If anything makes contact with a high voltage power line, such as a tree or an uninsulated boom on a truck, or if a broken power line falls to the ground or lands on a vehicle, electricity will flow to the ground and spread out in concentric circles like the ripples in a pool of water.
Voltage is very high at the point where electricity makes contact with the ground. The level of intensity decreases as the distance increases from the point of contact. Zero voltage is approximately 10 metres (33 feet) from the point of contact.
Due to the difference in voltage as one moves towards or away from the source of electricity it is possible to "step" between high and low voltage differences. As the human body is usually a better conductor of electricity than the ground the electricity can flow between the feet through the body with sometimes devastating results. This is referred to as "step potential".
Trees can be very conducive. If a tree comes into contact with a high voltage power line and a person is touching the tree, or touching a ladder leaning against the tree, there will be a high to low voltage difference between the person and the ground. This will force electrical current to flow through them to the ground and may easily result in serious injury or worse. This is referred to as "touch potential".
Shuffle or Hop
If the ground becomes energized, hopefully youre wearing dielectric footware, if not, you can avoid shock by keeping your feet close together and taking short, shuffle-like steps, never allowing the heel of one foot to move beyond the toe of the other, until you are clear of the energized area, approximately 10 metres (33 feet). Alternately, you can hop with both feet together, again to a minimum distance of 10 metres (33 feet).
10-26-2007, 09:07 AM
Well said CPOPE.
This appears to be a case of contact voltage as opposed to step and touch potential where there were entry and exit wounds.

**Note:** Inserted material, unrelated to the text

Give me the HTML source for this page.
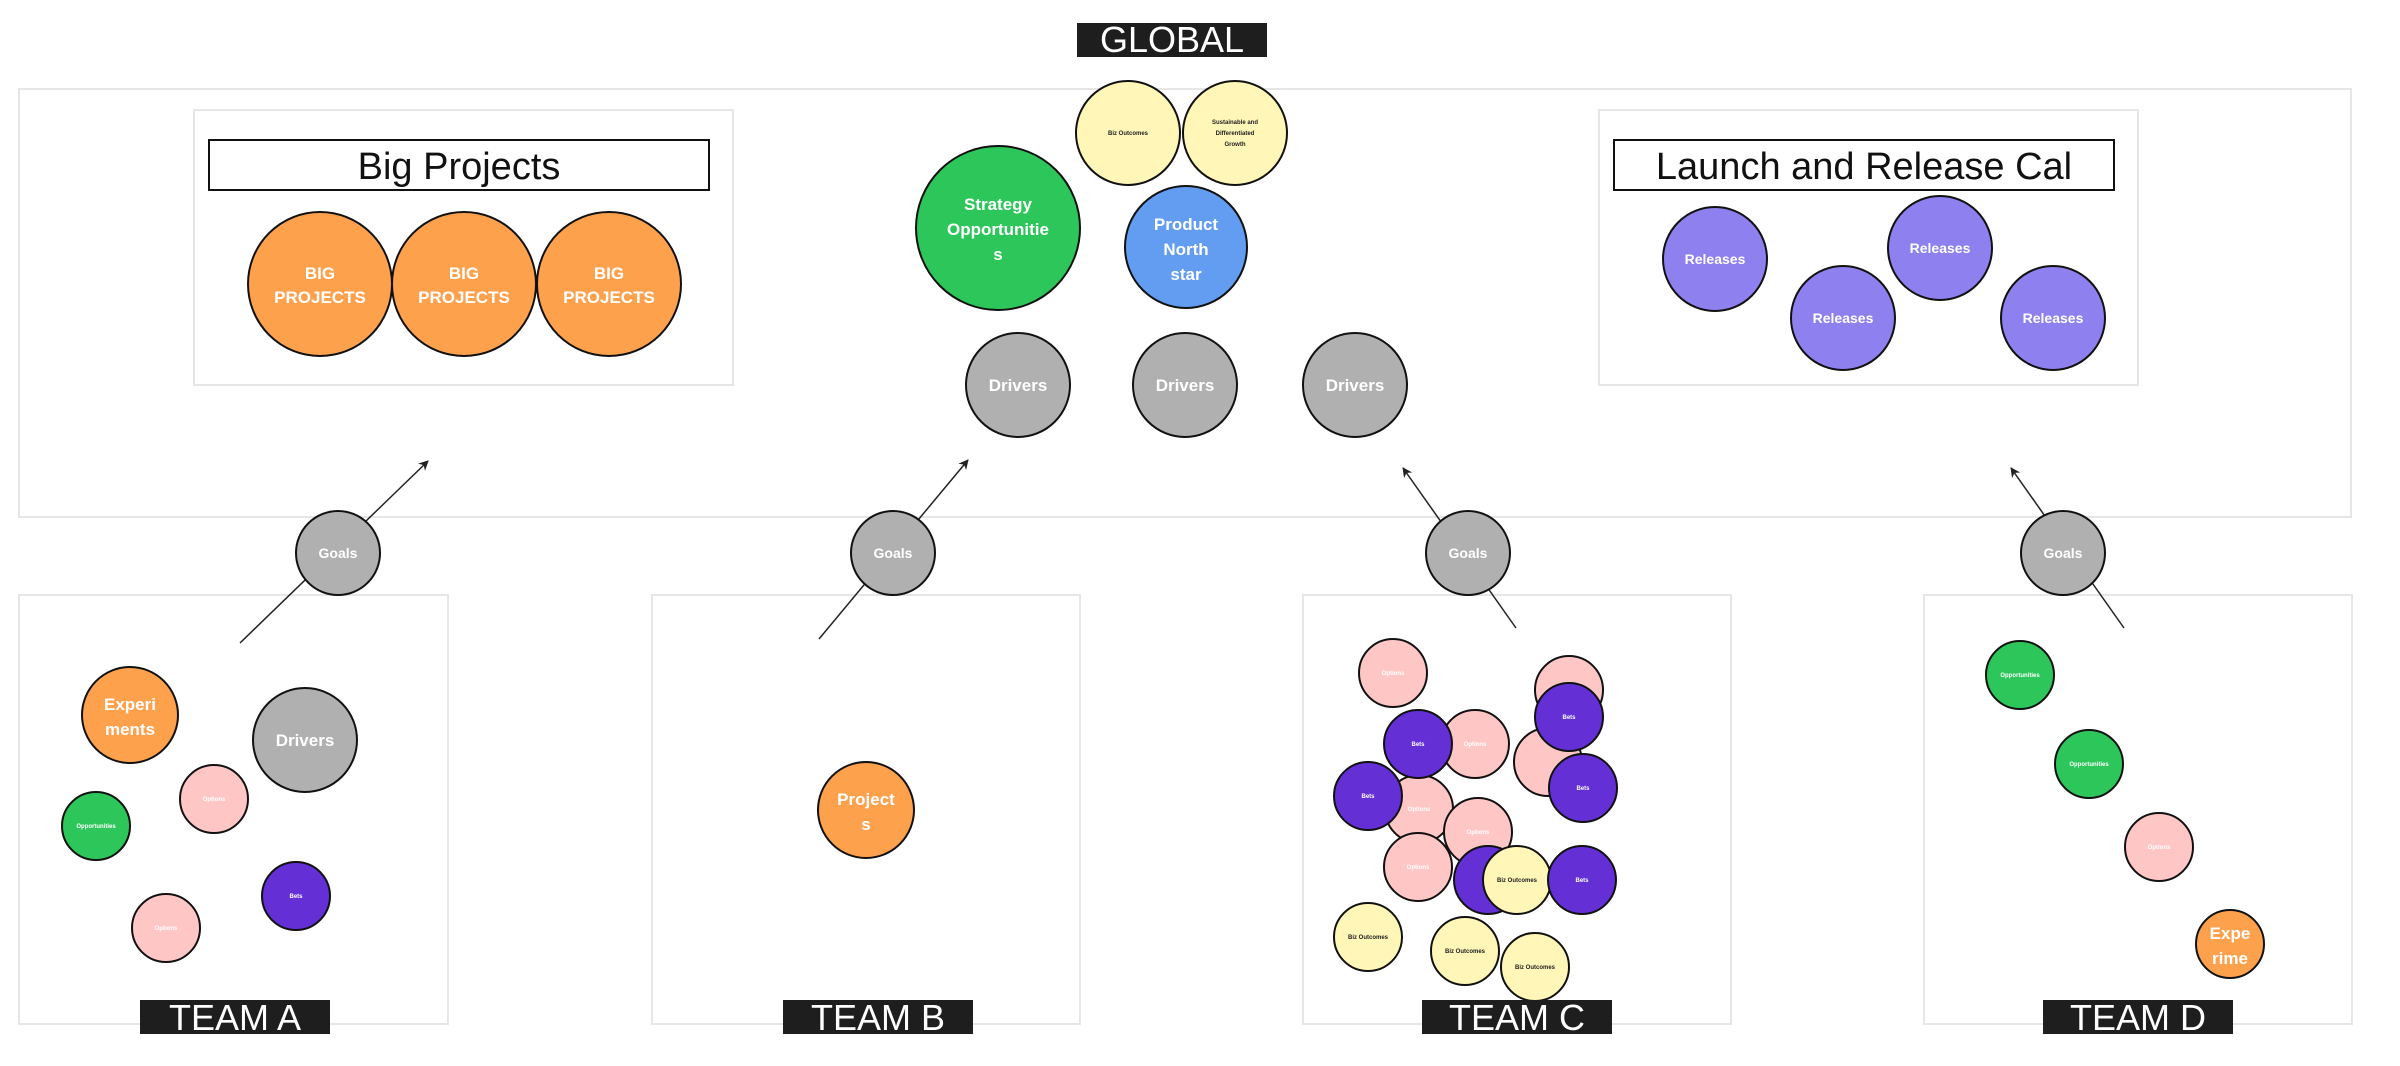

If you are going to work in the primary zone you should probably have insulated booms, and for Heaven's sake, if you are on the ground when the truck is in the primary area avoid contact with the vehicle.
My thoughts and prayers are with the family.
10-26-2007, 01:44 PM
Yeah, from the perspective of the entry and exit wounds it suggests a fairly massive current flow.
So just for perspective. An 11kV line drops on the grounds and if the voltage did gradient out to near zero at 33 feet then that would still mean a potential difference across the ground of over 300 volts per foot. Assuming a stance with the feet 24" apart that would equate to about 600 V across the body minus any insulation value of footwear. Footwear tends to end up damp through sweat (which is highly conductive) so a good amount of current is likely to be forced through the general body mass.
I did an experiment once that involved passing a limited AC current up one leg and down the other. Even at just 30mA the legs locked and balance was lost. In that scenario a hand placed on the ground as a worker fell would then create another route through the body of even greater distance and potential. Perhaps 1kV or more.